Exiled to the island of St Elba, Napoleon had time to define and reflect on the strategies that had won him the many battles he had fought before his defeat at Waterloo. The crux of Napoleon’s strategy, translated from French, was “we engage and then we see.” Napoleon would engage his enemies in battle and then see what the forces that governed the path to victory (or defeat) were. It was a strategy of constant learning.

“It is easier to introspect and ask ‘why’ when we are not successful,” says Stanford University professor Robert Burgelman. “It is more complicated when we win because everyone wants to share the credit and nobody can figure out exactly what resulted in the victory.”

Burgelman
Robert Burgelman

In his book, “Strategy is Destiny,” Burgelman uses the Napoleon example extensively. Strategy, he says, is about gaining control of your destiny and that involves identifying the forces that affect your destiny. Armed with this knowledge, a leader can act. “Strategic action is consequential and is difficult to reverse,” says Burgelman. “It requires trade-offs and commits you to a binding course of action that isn’t easy to undo.”

Leaders need strategy to help their organisation win. For business leaders, it is also important to define what winning means. Burgelman gives the example of Paul O’Neill, former chairman of Alcoa, who defined his mission, not in terms of creating shareholder value, as was then the vogue, but in terms of making Alcoa a better place to work, especially in terms of the poor safety record as its plants.
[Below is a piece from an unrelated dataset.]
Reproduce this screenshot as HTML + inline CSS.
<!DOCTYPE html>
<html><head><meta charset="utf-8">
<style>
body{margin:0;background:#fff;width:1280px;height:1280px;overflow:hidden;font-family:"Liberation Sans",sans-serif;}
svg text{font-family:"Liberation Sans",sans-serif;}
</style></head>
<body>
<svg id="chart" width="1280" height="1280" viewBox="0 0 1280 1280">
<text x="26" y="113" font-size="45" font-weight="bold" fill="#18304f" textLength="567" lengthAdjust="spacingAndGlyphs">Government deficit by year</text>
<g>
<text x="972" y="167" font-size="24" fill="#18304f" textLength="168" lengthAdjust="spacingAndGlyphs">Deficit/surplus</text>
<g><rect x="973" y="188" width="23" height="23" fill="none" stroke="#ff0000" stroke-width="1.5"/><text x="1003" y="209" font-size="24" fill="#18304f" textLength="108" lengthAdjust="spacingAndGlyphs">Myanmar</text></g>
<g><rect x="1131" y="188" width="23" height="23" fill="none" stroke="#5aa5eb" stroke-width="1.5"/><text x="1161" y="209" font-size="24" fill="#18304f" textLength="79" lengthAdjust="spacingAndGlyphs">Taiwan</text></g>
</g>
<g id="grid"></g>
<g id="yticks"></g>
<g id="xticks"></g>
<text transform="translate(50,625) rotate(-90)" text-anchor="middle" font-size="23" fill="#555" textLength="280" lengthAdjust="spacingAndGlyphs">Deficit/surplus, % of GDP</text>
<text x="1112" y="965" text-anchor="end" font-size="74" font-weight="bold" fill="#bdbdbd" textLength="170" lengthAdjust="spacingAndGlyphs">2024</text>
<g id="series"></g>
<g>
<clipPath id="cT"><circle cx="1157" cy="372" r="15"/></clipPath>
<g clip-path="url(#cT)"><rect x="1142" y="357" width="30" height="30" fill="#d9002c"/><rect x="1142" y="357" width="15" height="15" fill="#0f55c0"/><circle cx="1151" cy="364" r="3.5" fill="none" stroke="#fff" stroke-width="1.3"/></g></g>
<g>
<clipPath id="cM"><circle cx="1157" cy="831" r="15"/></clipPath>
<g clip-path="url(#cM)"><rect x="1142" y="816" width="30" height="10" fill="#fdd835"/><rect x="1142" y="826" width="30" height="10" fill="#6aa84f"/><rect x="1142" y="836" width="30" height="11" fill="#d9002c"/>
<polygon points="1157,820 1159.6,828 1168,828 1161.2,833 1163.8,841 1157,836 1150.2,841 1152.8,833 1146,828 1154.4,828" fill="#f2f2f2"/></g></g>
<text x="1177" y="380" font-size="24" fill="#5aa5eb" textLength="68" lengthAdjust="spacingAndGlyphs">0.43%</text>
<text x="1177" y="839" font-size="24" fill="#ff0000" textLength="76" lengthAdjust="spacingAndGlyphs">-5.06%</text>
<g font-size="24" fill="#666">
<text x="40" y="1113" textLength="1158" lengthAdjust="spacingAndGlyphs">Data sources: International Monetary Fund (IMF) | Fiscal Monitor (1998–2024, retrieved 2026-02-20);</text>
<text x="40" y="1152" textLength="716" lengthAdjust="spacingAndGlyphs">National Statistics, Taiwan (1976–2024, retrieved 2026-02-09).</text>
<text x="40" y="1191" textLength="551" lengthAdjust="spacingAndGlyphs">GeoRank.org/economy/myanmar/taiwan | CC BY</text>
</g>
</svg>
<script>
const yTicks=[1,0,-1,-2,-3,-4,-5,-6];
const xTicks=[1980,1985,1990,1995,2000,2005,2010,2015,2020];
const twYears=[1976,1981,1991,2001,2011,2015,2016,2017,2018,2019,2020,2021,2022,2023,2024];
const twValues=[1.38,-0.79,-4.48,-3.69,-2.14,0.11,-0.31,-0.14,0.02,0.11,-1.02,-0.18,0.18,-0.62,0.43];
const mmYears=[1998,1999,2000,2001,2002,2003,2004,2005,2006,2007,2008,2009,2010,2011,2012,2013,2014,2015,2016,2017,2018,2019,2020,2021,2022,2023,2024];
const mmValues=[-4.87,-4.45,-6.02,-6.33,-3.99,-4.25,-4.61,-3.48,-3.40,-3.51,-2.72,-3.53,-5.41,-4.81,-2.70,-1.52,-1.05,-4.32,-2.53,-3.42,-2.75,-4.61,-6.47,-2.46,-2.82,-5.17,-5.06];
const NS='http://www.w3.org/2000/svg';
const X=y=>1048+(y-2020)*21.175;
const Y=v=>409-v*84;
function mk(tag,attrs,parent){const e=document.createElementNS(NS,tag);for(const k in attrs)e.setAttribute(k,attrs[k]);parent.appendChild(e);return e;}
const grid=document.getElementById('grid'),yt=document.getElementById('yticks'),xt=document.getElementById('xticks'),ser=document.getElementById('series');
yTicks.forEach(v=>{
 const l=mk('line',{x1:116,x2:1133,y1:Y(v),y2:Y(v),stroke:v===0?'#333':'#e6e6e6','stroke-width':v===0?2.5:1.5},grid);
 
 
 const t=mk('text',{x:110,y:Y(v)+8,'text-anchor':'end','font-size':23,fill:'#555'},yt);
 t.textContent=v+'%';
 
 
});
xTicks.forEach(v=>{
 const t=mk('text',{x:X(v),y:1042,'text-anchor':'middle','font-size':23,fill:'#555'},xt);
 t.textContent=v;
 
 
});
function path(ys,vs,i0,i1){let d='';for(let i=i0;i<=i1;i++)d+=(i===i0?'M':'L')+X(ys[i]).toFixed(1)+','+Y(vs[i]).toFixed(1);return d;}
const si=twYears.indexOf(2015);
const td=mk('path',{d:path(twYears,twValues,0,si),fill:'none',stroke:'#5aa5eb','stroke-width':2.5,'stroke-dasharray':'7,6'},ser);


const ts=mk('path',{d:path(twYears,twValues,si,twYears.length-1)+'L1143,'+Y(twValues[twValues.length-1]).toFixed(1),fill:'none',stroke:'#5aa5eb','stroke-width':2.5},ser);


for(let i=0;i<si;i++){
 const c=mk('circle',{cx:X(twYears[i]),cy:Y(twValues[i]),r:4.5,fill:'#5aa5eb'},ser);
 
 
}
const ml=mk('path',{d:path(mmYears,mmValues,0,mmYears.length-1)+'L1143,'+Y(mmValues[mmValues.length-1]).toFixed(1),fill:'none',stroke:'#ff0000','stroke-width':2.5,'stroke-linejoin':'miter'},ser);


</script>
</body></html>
At the same time, this definition of winning linked up to worker productivity and profits, and finally, to shareholder value.

Paul-ONeill
Paul-ONeill

Burgelman defines a leader’s vision as “a future that he or she is going to make happen” and he defines intuition as the “immediate grasping of a situation.” Intuition plays a role when all the analysis does not lead to an obvious choice of action, but its failing is that it is based on past experience. How do leaders keep their intuition fresh? “They can do so by staying in touch with people who are different, especially people who tell them they are wrong. In America, they call it creating diversity,” says Burgelman.
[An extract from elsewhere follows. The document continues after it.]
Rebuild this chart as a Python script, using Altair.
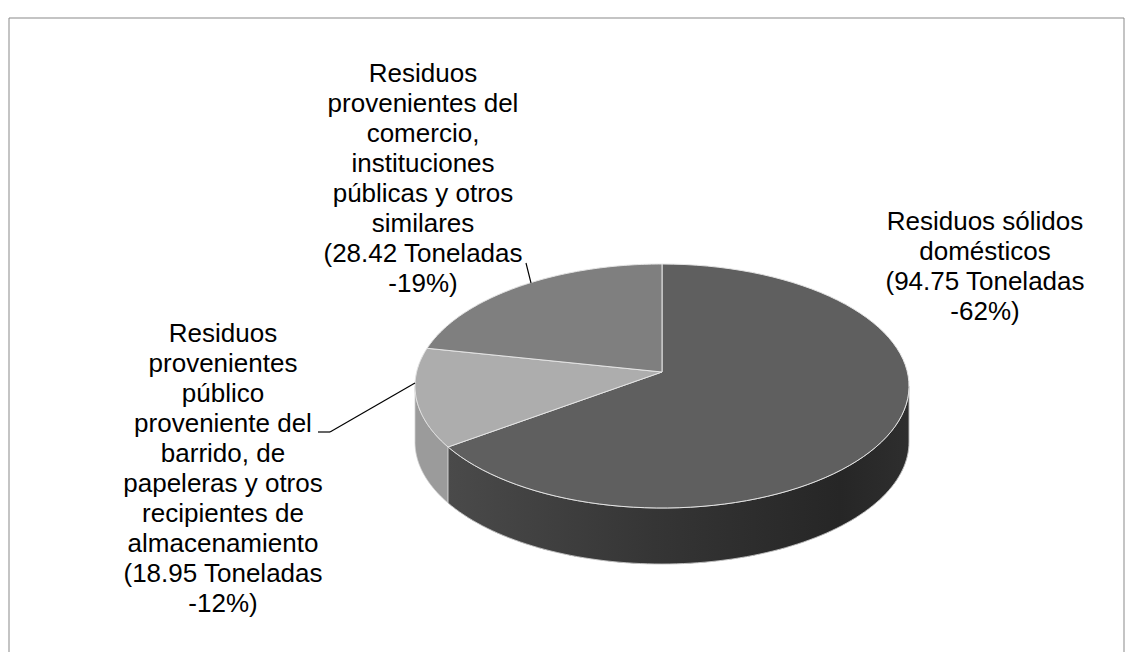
import altair as alt
import pandas as pd

# ---------------- data ----------------
categorias = [
    "Residuos sólidos domésticos",
    "Residuos provenientes público proveniente del barrido, de papeleras y otros recipientes de almacenamiento",
    "Residuos provenientes del comercio, instituciones públicas y otros similares",
]
toneladas = [94.75, 18.95, 28.42]
porcentajes = [62, 12, 19]
lineas_nombre = [
    ["Residuos sólidos", "domésticos"],
    ["Residuos", "provenientes", "público", "proveniente del", "barrido, de",
     "papeleras y otros", "recipientes de", "almacenamiento"],
    ["Residuos", "provenientes del", "comercio,", "instituciones",
     "públicas y otros", "similares"],
]
colores_cara = ["#5f5f5f", "#adadad", "#7f7f7f"]
colores_lado = ["#363636", "#9b9b9b", "#6a6a6a"]

# ---------------- layout ----------------
W, H = 1118, 644
CX, CY, RX, RY = 654, 378, 247, 122   # ellipse of the pie top
APEX_DY = -14                          # perspective shift of the pie centre
DEPTH = 56                             # thickness of the pie
N = 90                                 # arc resolution
label_x = [977, 215, 415]
label_y = [214, 326, 66]               # centre of the first line of each label
FONT = "Liberation Sans"

df = pd.DataFrame({"categoria": categorias, "toneladas": toneladas,
                   "orden": list(range(len(categorias)))})

base = (
    alt.Chart(df)
    .transform_joinaggregate(total="sum(toneladas)")
    .transform_window(acum="sum(toneladas)", sort=[alt.SortField("orden")],
                      frame=[None, 0])
    .transform_calculate(a0="2*PI*(datum.acum - datum.toneladas)/datum.total")
    .transform_calculate(a1="2*PI*datum.acum/datum.total")
)

pos = dict(
    x=alt.X("px:Q", scale=None, axis=None),
    y=alt.Y("py:Q", scale=None, axis=None),
    detail=alt.Detail("categoria:N"),
    order=alt.Order("idx:Q"),
)

# top faces (elliptical wedges)
top = (
    base.transform_calculate(idx=f"sequence(-1, {N + 1})")
    .transform_flatten(["idx"])
    .transform_calculate(t=f"datum.a0 + (datum.a1 - datum.a0) * max(datum.idx, 0) / {N}")
    .transform_calculate(px=f"datum.idx < 0 ? {CX} : {CX} + {RX} * sin(datum.t)")
    .transform_calculate(py=f"datum.idx < 0 ? {CY + APEX_DY} : {CY} - {RY} * cos(datum.t)")
    .mark_line(interpolate="linear-closed", stroke="#e4e4e4", strokeWidth=1,
               strokeJoin="round")
    .encode(fill=alt.Fill("categoria:N",
                          scale=alt.Scale(domain=categorias, range=colores_cara),
                          legend=None), **pos)
)

# visible front side of the pie
side_base = (
    base.transform_calculate(s0="max(datum.a0, PI/2)")
    .transform_calculate(s1="min(datum.a1, 3*PI/2)")
    .transform_filter("datum.s1 > datum.s0")
    .transform_calculate(idx=f"sequence(0, {2 * N + 2})")
    .transform_flatten(["idx"])
    .transform_calculate(j=f"datum.idx <= {N} ? datum.idx : {2 * N + 1} - datum.idx")
    .transform_calculate(t=f"datum.s0 + (datum.s1 - datum.s0) * datum.j / {N}")
    .transform_calculate(px=f"{CX} + {RX} * sin(datum.t)")
    .transform_calculate(py=f"{CY} - {RY} * cos(datum.t) + (datum.idx > {N} ? {DEPTH} : 0)")
)
side = side_base.mark_line(interpolate="linear-closed", stroke="#d0d0d0",
                           strokeWidth=0.8).encode(
    fill=alt.Fill("categoria:N",
                  scale=alt.Scale(domain=categorias, range=colores_lado),
                  legend=None), **pos)

side_grad = side_base.transform_filter("datum.orden == 0").mark_line(
    interpolate="linear-closed", stroke="#d0d0d0", strokeWidth=0.8,
    fill=alt.LinearGradient(
        gradient="linear", x1=0, x2=1, y1=0, y2=0,
        stops=[alt.GradientStop(color="#4a4a4a", offset=0),
               alt.GradientStop(color="#353535", offset=0.45),
               alt.GradientStop(color="#262626", offset=0.85),
               alt.GradientStop(color="#2e2e2e", offset=1)])
).encode(**pos)

# frame
one = alt.Data(values=[{}])
frame = alt.layer(
    alt.Chart(one).mark_rule(color="#898989", strokeWidth=1).encode(
        x=alt.value(1), y=alt.value(10), y2=alt.value(H)),
    alt.Chart(one).mark_rule(color="#898989", strokeWidth=1).encode(
        x=alt.value(1), x2=alt.value(1116), y=alt.value(10)),
    alt.Chart(one).mark_rule(color="#898989", strokeWidth=1).encode(
        x=alt.value(1116), y=alt.value(10), y2=alt.value(H)),
)

# leader lines
leaders = alt.layer(
    alt.Chart(one).mark_rule(color="black", strokeWidth=1.2).encode(
        x=alt.value(518), y=alt.value(255), x2=alt.value(523), y2=alt.value(275)),
    alt.Chart(one).mark_rule(color="black", strokeWidth=1.2).encode(
        x=alt.value(310), y=alt.value(424), x2=alt.value(322), y2=alt.value(424)),
    alt.Chart(one).mark_rule(color="black", strokeWidth=1.2).encode(
        x=alt.value(322), y=alt.value(424), x2=alt.value(407), y2=alt.value(375)),
)

# labels
textos = [
    "\n".join(lns + [f"({v:.2f} Toneladas", f"-{p}%)"])
    for lns, v, p in zip(lineas_nombre, toneladas, porcentajes)
]
df_lab = pd.DataFrame({"texto": textos, "lx": label_x, "ly": label_y})
labels = alt.Chart(df_lab).mark_text(
    align="center", baseline="middle", lineBreak="\n", font=FONT,
    fontSize=26, lineHeight=30, color="black"
).encode(
    x=alt.X("lx:Q", scale=None, axis=None),
    y=alt.Y("ly:Q", scale=None, axis=None),
    text="texto:N",
)

chart = (
    alt.layer(frame, side, side_grad, top, leaders, labels)
    .resolve_scale(fill="independent")
    .properties(width=W, height=H, padding=0, autosize="none")
    .configure_view(stroke="transparent")
)

chart.save("out.html", embed_options={"renderer": "svg", "actions": False})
Strategy complements vision and intuition and it is about learning at every stage, or as Napoleon put it, “engaging and then seeing.” In a large organisation, Burgelman believes strategy cannot be determined by one person. Some organisations create the impression they have one single charismatic leader, but the truth is, leaders are dispersed throughout the organisation and they all need strategy. “Strategic change first manifests itself at the front line, far from the CEO office.”

These are dynamic times and businesses face more uncertainty than ever before, so it is critical for top executives to understand their event horizon, which is the length of time within which any action they take will play itself out. If the event horizon is two years, that must be the length of the strategy. “Strategy is always in relation to the environment. If the environment changes every two years, there is no point in having a ten-year strategy.”

The length of time a company can continue with its strategy with confidence varies with industry dynamics. In the high-tech world, it may be four years, while in the oil and gas industry it can be much longer. Like Napoleon, companies that dominate their sectors often fall victim to their own success. “Strategy shapes destiny, but sometimes destiny also shapes strategy. Like Napoleon, you get locked into the environment which you dominate and become dependent on it,” says Burgelman.